Tally all lines containing the word "with". Give the number alone.

[Source code of charts]
======

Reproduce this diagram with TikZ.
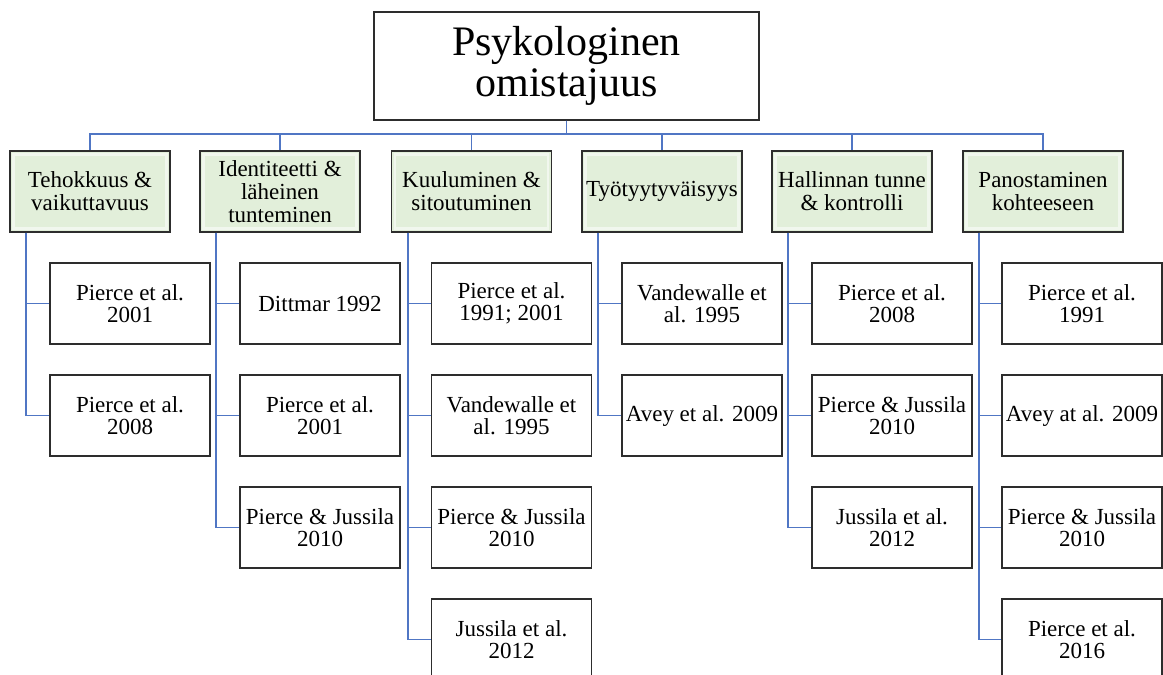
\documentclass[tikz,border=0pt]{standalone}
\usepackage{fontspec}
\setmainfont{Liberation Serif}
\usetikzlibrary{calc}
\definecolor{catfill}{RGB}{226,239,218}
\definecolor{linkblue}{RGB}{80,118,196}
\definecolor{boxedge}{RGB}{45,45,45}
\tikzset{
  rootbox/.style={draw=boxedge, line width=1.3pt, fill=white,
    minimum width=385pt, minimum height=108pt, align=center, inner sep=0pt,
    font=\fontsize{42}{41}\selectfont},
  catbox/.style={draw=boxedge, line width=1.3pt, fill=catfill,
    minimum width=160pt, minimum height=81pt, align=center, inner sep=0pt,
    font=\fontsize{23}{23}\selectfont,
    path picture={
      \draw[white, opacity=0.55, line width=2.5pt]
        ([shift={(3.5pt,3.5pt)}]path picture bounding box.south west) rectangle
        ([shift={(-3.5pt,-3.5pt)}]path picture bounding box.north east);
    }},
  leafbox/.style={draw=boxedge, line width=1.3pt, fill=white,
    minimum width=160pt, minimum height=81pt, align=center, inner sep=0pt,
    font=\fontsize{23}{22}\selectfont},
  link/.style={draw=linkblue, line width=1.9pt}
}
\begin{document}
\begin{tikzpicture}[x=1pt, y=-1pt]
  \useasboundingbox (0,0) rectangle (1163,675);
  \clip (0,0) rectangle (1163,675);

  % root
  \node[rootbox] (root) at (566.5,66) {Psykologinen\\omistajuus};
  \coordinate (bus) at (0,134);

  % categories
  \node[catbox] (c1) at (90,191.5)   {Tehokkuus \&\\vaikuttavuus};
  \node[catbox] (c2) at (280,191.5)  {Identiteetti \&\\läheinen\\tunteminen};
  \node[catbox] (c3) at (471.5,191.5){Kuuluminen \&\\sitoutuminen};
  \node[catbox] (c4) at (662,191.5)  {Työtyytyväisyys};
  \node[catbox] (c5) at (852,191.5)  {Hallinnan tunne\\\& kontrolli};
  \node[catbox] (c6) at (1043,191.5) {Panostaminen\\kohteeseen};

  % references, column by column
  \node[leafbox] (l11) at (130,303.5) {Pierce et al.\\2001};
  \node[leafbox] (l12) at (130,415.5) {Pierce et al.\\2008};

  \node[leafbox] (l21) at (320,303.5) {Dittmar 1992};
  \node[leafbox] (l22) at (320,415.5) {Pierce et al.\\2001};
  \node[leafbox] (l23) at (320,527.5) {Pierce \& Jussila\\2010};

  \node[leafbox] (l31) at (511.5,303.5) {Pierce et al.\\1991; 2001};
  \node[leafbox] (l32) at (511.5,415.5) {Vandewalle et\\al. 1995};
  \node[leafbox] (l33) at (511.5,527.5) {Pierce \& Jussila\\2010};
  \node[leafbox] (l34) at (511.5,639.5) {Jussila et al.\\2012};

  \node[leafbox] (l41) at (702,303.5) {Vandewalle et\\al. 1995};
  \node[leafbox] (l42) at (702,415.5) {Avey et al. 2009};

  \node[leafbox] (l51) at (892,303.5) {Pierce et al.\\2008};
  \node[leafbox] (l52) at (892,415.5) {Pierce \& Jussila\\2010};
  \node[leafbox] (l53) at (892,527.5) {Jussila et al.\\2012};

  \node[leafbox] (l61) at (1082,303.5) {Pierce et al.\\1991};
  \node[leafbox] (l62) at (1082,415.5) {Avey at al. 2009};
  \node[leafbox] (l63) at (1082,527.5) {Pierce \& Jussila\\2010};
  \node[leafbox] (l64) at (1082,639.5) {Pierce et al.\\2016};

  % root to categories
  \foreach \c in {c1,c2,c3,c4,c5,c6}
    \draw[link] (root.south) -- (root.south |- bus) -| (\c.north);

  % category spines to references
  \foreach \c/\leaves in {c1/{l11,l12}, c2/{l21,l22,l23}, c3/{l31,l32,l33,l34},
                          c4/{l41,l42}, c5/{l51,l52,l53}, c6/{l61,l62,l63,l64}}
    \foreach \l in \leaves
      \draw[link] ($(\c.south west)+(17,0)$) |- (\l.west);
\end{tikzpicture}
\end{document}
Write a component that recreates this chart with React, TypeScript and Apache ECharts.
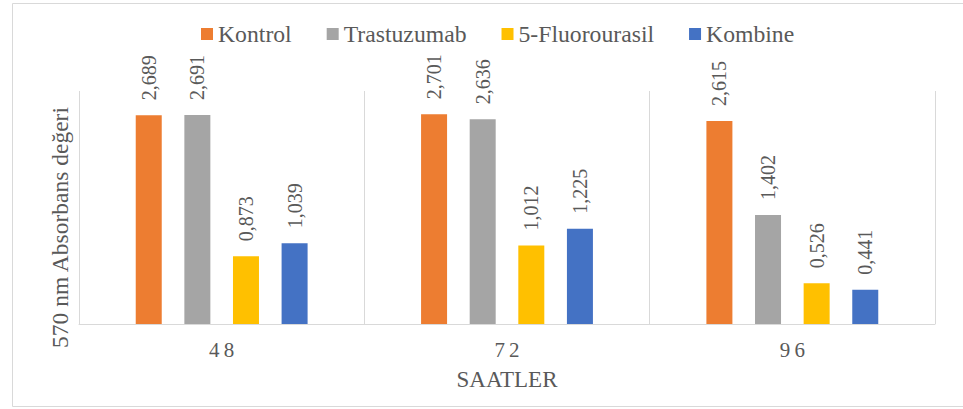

======

Output for this task: 2